Stay organised. PRIORITISE!
Procrastination can prove to be incredibly annoying, especially in dire times where you have tons of assignments piling on your to do list. Before you freak out and do something you regret, make a note of which assignments/exams are due in/take place first and the allocate sufficient time to each of those tasks.
Don’t think there’s not enough time? Think again. There are 24 hours in a day. Minus 8 for sleep and probs 5 for being at uni, you are left with 11 hours. Minus another 3 for relaxing, you are still left with 8 hours. That’s 8 hours to do work. Now times 8 by 5 (week days), you have 40 hours on your hands. Don’t tell me there isn’t enough time. It all comes down to how you prioritise it.

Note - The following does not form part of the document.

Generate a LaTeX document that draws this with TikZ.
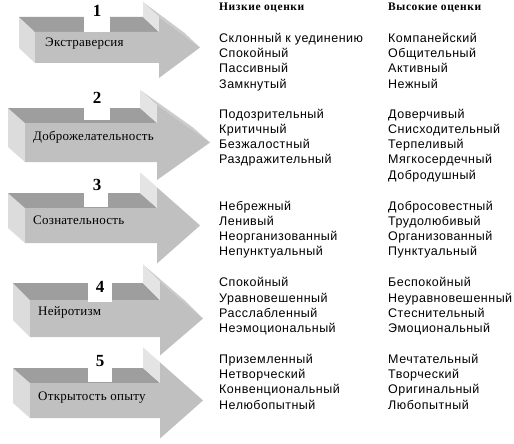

Where there’s work, there’s also time to chill.
Remember, it’s good to be studious. But don’t over work yourself. Your lecturers don’t expect you to go home and stick your nose in a textbook. It is just as important to relax and take some time off than to work. Allow your brain to rest. Go shopping. Have a meal out with your friends! Do nothing for a few hours. It’s okay.
Every uni has their own preferences for referencing work. Find the one your lecturer’s want you to use in your assignments and perfect it. If you get this wrong in your assignments, you will actually get marked down, and you don’t want that, especially in your final two years.
One app that got me through referencing was RefME which was a lifesaver! I highly recommend this app- it saves you time by referencing for you.
I understand this has been quite the rambly post but I promise you, it’s important! If you have any other questions about university, or completing an undergraduate degree, I’d be happy to answer them in the comments section.